Time travel is a confusing subject and I don’t understand any of the physics behind it. The paradoxes of time travel are interesting, though. I read a few articles on line about them. One entitled “5 Bizarre Paradoxes of Time Travel Explained” by Peter Christoforu on the web site Astronomy Trek made the subject fun and somewhat more accessible to me.

I thought about the time travel element in the movie Men in Black 3. Agent J travels back in time to kill the young Boris the Animal before the older Boris can kill Agent K and lead an invasion of earth in the future. If I understand Christoforu correctly, this might be an example of the Let’s Kill Hitler Paradox. If Agent J is successful, then he wouldn’t have a reason to return to the past in the first place. But Men in Black 3 probably treats the time travel idea in a farcical way, just like its farcical treatment of the whole idea of aliens.

Christoforu described a story which rang a bell. It’s toward the end of the article under the section heading “Are Time Paradoxes Inevitable?” The story is about a paleontologist who time travels back to the dinosaur era to shoot pictures of the giant reptiles. He doesn’t take any samples because it would likely alter the future. When the scientist returns to his own time, everything has changed. There are no humans and the world is wild. He can’t understand why until he looks at the bottom of his shoe, on which there is a crushed butterfly.

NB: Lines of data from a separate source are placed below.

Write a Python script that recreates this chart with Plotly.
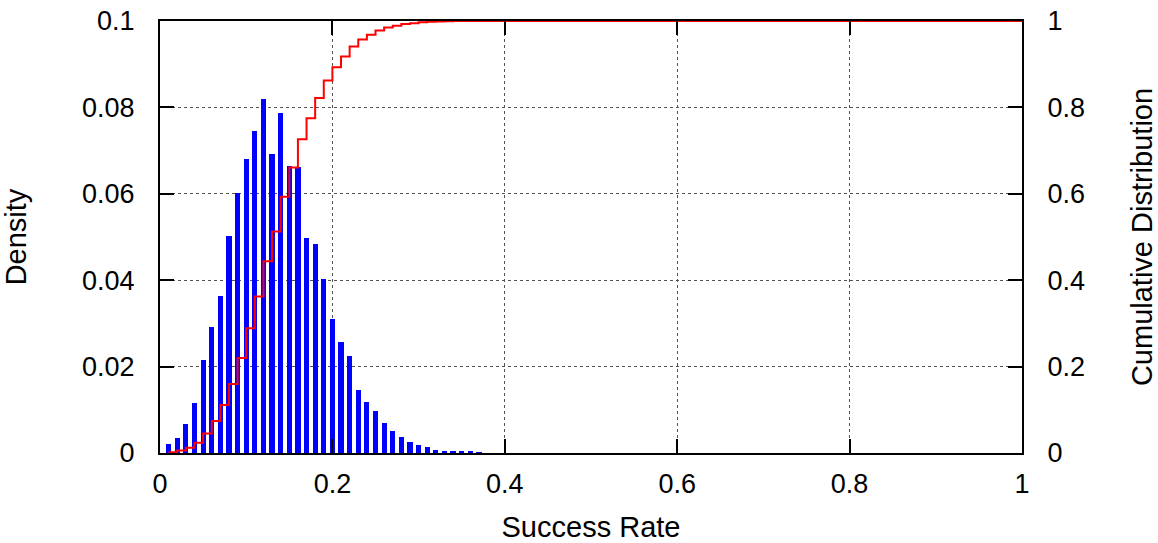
import plotly.graph_objects as go

# Bin centres (success rate) and density per bin
rate = [0.01, 0.02, 0.03, 0.04, 0.05, 0.06, 0.07, 0.08, 0.09, 0.10,
        0.11, 0.12, 0.13, 0.14, 0.15, 0.16, 0.17, 0.18, 0.19, 0.20,
        0.21, 0.22, 0.23, 0.24, 0.25, 0.26, 0.27, 0.28, 0.29, 0.30,
        0.31, 0.32, 0.33, 0.34, 0.35, 0.36, 0.37]
density = [0.0020, 0.0034, 0.0067, 0.0116, 0.0215, 0.0292, 0.0364, 0.0503, 0.0602, 0.0681,
           0.0745, 0.0820, 0.0693, 0.0787, 0.0665, 0.0662, 0.0498, 0.0483, 0.0403, 0.0310,
           0.0257, 0.0224, 0.0145, 0.0118, 0.0097, 0.0069, 0.0050, 0.0037, 0.0025, 0.0018,
           0.0013, 0.0006, 0.0004, 0.0003, 0.0003, 0.0003, 0.0001]

# Cumulative distribution (step plot)
cdf_x = [0.01, 0.02, 0.03, 0.04, 0.05, 0.06, 0.07, 0.08, 0.09, 0.10,
         0.11, 0.12, 0.13, 0.14, 0.15, 0.16, 0.17, 0.18, 0.19, 0.20,
         0.21, 0.22, 0.23, 0.24, 0.25, 0.26, 0.27, 0.28, 0.29, 0.30,
         0.31, 0.32, 0.33, 0.34, 0.40, 1.00]
cdf_y = [0.002, 0.006, 0.012, 0.024, 0.045, 0.074, 0.111, 0.160, 0.220, 0.289,
         0.362, 0.444, 0.513, 0.593, 0.661, 0.726, 0.775, 0.822, 0.862, 0.893,
         0.918, 0.941, 0.957, 0.968, 0.978, 0.985, 0.989, 0.993, 0.995, 0.997,
         0.998, 0.999, 0.9995, 1.0, 1.0, 1.0]

x_ticks = [0, 0.2, 0.4, 0.6, 0.8, 1]
x_labels = ["0", "0.2", "0.4", "0.6", "0.8", "1"]
y_ticks = [0, 0.02, 0.04, 0.06, 0.08, 0.1]
y_labels = ["0", "0.02", "0.04", "0.06", "0.08", "0.1"]
y2_ticks = [0, 0.2, 0.4, 0.6, 0.8, 1]
y2_labels = ["0", "0.2", "0.4", "0.6", "0.8", "1"]

FONT = "Liberation Sans, Arial, sans-serif"
GRID = dict(showgrid=True, gridcolor="#555555", griddash="3px,3px", gridwidth=1)

fig = go.Figure()
fig.add_trace(go.Bar(x=rate, y=density, width=0.006,
                     marker=dict(color="#0000ff", line=dict(width=0)),
                     showlegend=False))
fig.add_trace(go.Scatter(x=cdf_x, y=cdf_y, yaxis="y2", mode="lines",
                         line=dict(color="#ff0000", width=2, shape="hv"),
                         showlegend=False))

fig.update_layout(
    width=1158, height=543,
    margin=dict(l=160, r=136, t=21, b=90, autoexpand=False),
    paper_bgcolor="white", plot_bgcolor="white",
    font=dict(family=FONT, color="black", size=26),
    xaxis=dict(range=[0, 1], tickvals=x_ticks, ticktext=x_labels,
               ticks="inside", ticklen=14, tickwidth=1.5, tickcolor="black",
               showline=True, linecolor="black", linewidth=2, mirror="ticks",
               zeroline=False, ticklabelstandoff=6, automargin=False,
               ticklabeloverflow="allow",
               tickfont=dict(size=27),
               title=dict(text="Success Rate", font=dict(size=29), standoff=20),
               **GRID),
    yaxis=dict(range=[0, 0.1], tickvals=y_ticks, ticktext=y_labels,
               ticks="inside", ticklen=14, tickwidth=1.5, tickcolor="black",
               showline=True, linecolor="black", linewidth=2, mirror=True,
               zeroline=False, ticklabelstandoff=18, automargin=False,
               ticklabeloverflow="allow",
               tickfont=dict(size=27),
               title=dict(text="Density", font=dict(size=29), standoff=50),
               **GRID),
    yaxis2=dict(range=[0, 1], tickvals=y2_ticks, ticktext=y2_labels,
                overlaying="y", side="right",
                ticks="inside", ticklen=14, tickwidth=1.5, tickcolor="black",
                showline=True, linecolor="black", linewidth=2,
                showgrid=False, zeroline=False, ticklabelstandoff=18,
                automargin=False, ticklabeloverflow="allow",
                tickfont=dict(size=27),
                title=dict(text="Cumulative Distribution", font=dict(size=29), standoff=64)),
    bargap=0,
)

fig.write_html(
    "out.html",
    config={"displayModeBar": False},
    post_script="document.body.style.margin='0';document.body.style.overflow='hidden';",
)
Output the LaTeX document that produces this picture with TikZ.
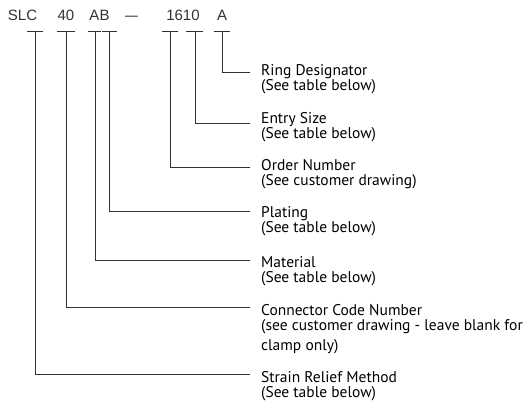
\documentclass[tikz,border=0pt]{standalone}
\usepackage{fontspec}
\setmainfont{PT Sans}
\newfontfamily\codefont{Liberation Sans}
\usetikzlibrary{calc}

\tikzset{
	codetext/.style={font=\codefont\fontsize{15}{15}\selectfont, anchor=base, inner sep=0pt, text=black!80},
	desc/.style={font=\fontsize{15.5}{15}\selectfont, anchor=base west, inner sep=0pt, align=left},
	lead/.style={line width=0.8pt, color=black!80},
}

\begin{document}
\begin{tikzpicture}[x=1pt, y=-1pt]
			%%%%% START %%%%%
			\useasboundingbox (0, 0) rectangle (524, 405);
			
			\node[codetext] (cSLC) at (22.5, 20) {SLC};
			\node[codetext] (cCode) at (66, 20) {40};
			\node[codetext] (cPlat) at (99.5, 20) {AB};
			\node[codetext] (cDash) at (131.5, 20) {\scalebox{0.85}[1]{—}};
			\node[codetext] (cOrd) at (183, 20) {1610};
			\node[codetext] (cRing) at (222, 20) {A};
			
			\coordinate (tS) at (35, 31);
			\coordinate (tC) at (66, 31);
			\coordinate (tM) at (95, 31);
			\coordinate (tP) at (109, 31);
			\coordinate (tO) at (170, 31);
			\coordinate (tE) at (195, 31);
			\coordinate (tR) at (222, 31);
			
			\coordinate (eR) at (250, 72);
			\coordinate (eE) at (250, 123);
			\coordinate (eO) at (250, 167);
			\coordinate (eP) at (250, 211);
			\coordinate (eM) at (250, 260);
			\coordinate (eC) at (250, 307);
			\coordinate (eS) at (250, 374);
			
			% base anchor sits on the last line
			\node[desc] (lR) at (261, 90) {Ring Designator\\(See table below)};
			\node[desc] (lE) at (261, 138) {Entry Size\\(See table below)};
			\node[desc] (lO) at (261, 185) {Order Number\\(See customer drawing)};
			\node[desc] (lP) at (261, 232) {Plating\\(See table below)};
			\node[desc] (lM) at (261, 282) {Material\\(See table below)};
			\node[desc] (lC) at (261, 350) {Connector Code Number\\(see customer drawing - leave blank for\\[5pt]clamp only)};
			\node[desc] (lS) at (261, 397) {Strain Relief Method\\(See table below)};
			
			\draw[lead] ($(tS)+(-8, 0)$) -- ($(tS)+(8, 0)$);
			\draw[lead] (tS) |- (eS);
			
			\draw[lead] ($(tC)+(-9, 0)$) -- ($(tC)+(9, 0)$);
			\draw[lead] (tC) |- (eC);
			
			\draw[lead] ($(tM)+(-7, 0)$) -- ($(tM)+(6, 0)$);
			\draw[lead] (tM) |- (eM);
			
			\draw[lead] ($(tP)+(-7, 0)$) -- ($(tP)+(8, 0)$);
			\draw[lead] (tP) |- (eP);
			
			\draw[lead] ($(tO)+(-8, 0)$) -- ($(tO)+(8, 0)$);
			\draw[lead] (tO) |- (eO);
			
			\draw[lead] ($(tE)+(-9, 0)$) -- ($(tE)+(8, 0)$);
			\draw[lead] (tE) |- (eE);
			
			\draw[lead] ($(tR)+(-8, 0)$) -- ($(tR)+(8, 0)$);
			\draw[lead] (tR) |- (eR);
			
			%%%%% END %%%%%
\end{tikzpicture}
\end{document}
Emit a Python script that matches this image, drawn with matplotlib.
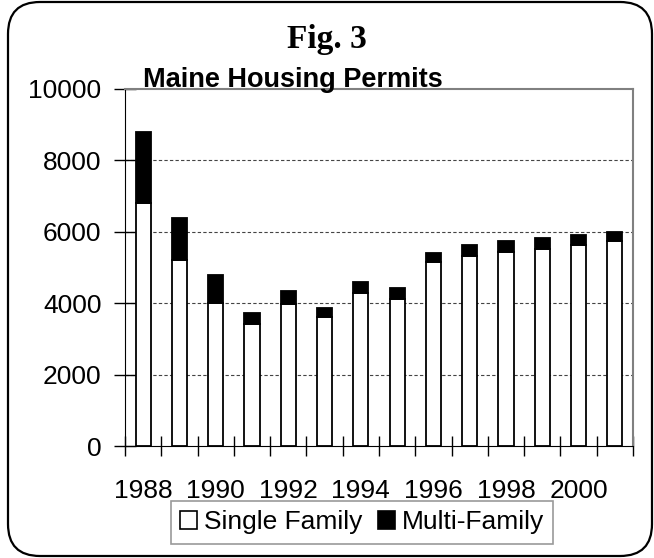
import matplotlib
matplotlib.use('Agg')
import matplotlib.pyplot as plt
from matplotlib.patches import Patch, FancyBboxPatch
import numpy as np

plt.rcParams['font.family'] = ['Liberation Sans', 'DejaVu Sans']

years = list(range(1988, 2002))
single_family = [6800, 5200, 4000, 3420, 3970, 3600, 4290, 4130, 5150, 5320, 5430, 5520, 5640, 5740]
multi_family = [2000, 1200, 780, 310, 380, 260, 310, 300, 260, 320, 310, 310, 270, 260]
yticks = [0, 2000, 4000, 6000, 8000, 10000]
xlabel_years = [1988, 1990, 1992, 1994, 1996, 1998, 2000]

fig = plt.figure(figsize=(6.54, 5.58), dpi=100)
ax = fig.add_axes([125/654, 1-446/558, 508/654, 357/558])

x = np.arange(len(years))
ax.bar(x, single_family, width=0.42, color='white', edgecolor='black', linewidth=1.3, zorder=3)
ax.bar(x, multi_family, width=0.42, bottom=single_family, color='black', edgecolor='black',
       linewidth=1.3, zorder=3)

ax.set_xlim(-0.5, len(years) - 0.5)
ax.set_ylim(0, 10000)
ax.set_yticks(yticks)
ax.set_yticklabels([str(v) for v in yticks], fontsize=19)
ax.tick_params(axis='y', direction='inout', length=16, width=1, pad=9)

pos = [years.index(y) for y in xlabel_years]
ax.set_xticks(pos)
ax.set_xticklabels([str(y) for y in xlabel_years], fontsize=19)
ax.tick_params(axis='x', which='major', length=0, pad=24)
ax.set_xticks(np.arange(-0.5, len(years), 1), minor=True)
ax.tick_params(axis='x', which='minor', direction='inout', length=15, width=1)

for v in yticks[1:-1]:
    ax.axhline(v, color='#444444', linestyle=(0, (3, 2)), linewidth=0.8, zorder=1)

ax.spines['top'].set_color('#808080')
ax.spines['right'].set_color('#808080')
ax.spines['top'].set_linewidth(1.5)
ax.spines['right'].set_linewidth(1.5)

fig.text(327/654, 1-48/558, 'Fig. 3', ha='center', va='baseline', fontsize=24,
         fontweight='bold', family=['Liberation Serif', 'DejaVu Serif'])
fig.text(293/654, 1-87/558, 'Maine Housing Permits', ha='center', va='baseline',
         fontsize=19.5, fontweight='bold')

handles = [Patch(facecolor='white', edgecolor='black', linewidth=1.2, label='Single Family'),
           Patch(facecolor='black', edgecolor='black', linewidth=1.2, label='Multi-Family')]
leg = fig.legend(handles=handles, loc='center', bbox_to_anchor=(362/654, 1-522.5/558),
                 ncol=2, fontsize=19, frameon=True, fancybox=False, handlelength=0.65,
                 handleheight=0.65, handletextpad=0.25, columnspacing=0.6, borderpad=0.35,
                 borderaxespad=0)
leg.get_frame().set_edgecolor('#808080')
leg.get_frame().set_linewidth(1.2)

border = FancyBboxPatch((0.08, 0.02), 6.44, 5.54, boxstyle='round,pad=0,rounding_size=0.32',
                        transform=fig.dpi_scale_trans, facecolor='none', edgecolor='black',
                        linewidth=1.6)
fig.patches.append(border)

fig.savefig('out.png', dpi=100)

The reason this interested me is that there is a very similar story, published in 1952 by Ray Bradbury, entitled “A Sound of Thunder.” It was about a big game hunter who hired a safari company guide who used a time travel device to carry them back to the days of dinosaurs. Before departing, items in the agency displayed signs in English with typical English spelling. The hunter, although he was allowed to try to kill a dinosaur, was told not to touch anything else. However, on return, the agency was different. The signs showed dramatically different spelling, not typical English at all. On the bottom of the hunter’s shoe was a dead butterfly.

Anyway, I gather the main idea, according to Christoforu, rests on something called the Butterfly Effect, in which trivial changes can cause dramatic upheaval over the course of history.

I saw this on TV as well, maybe it was The Ray Bradbury Theater. That aired in 1989. It was made into a film in 2005, which did poorly and which I didn’t see.

The point is that you can do a lot of harm by interfering, even a little bit, with the past. Maybe it’s not so bad being without a time machine and believing that the second hand always moves forward.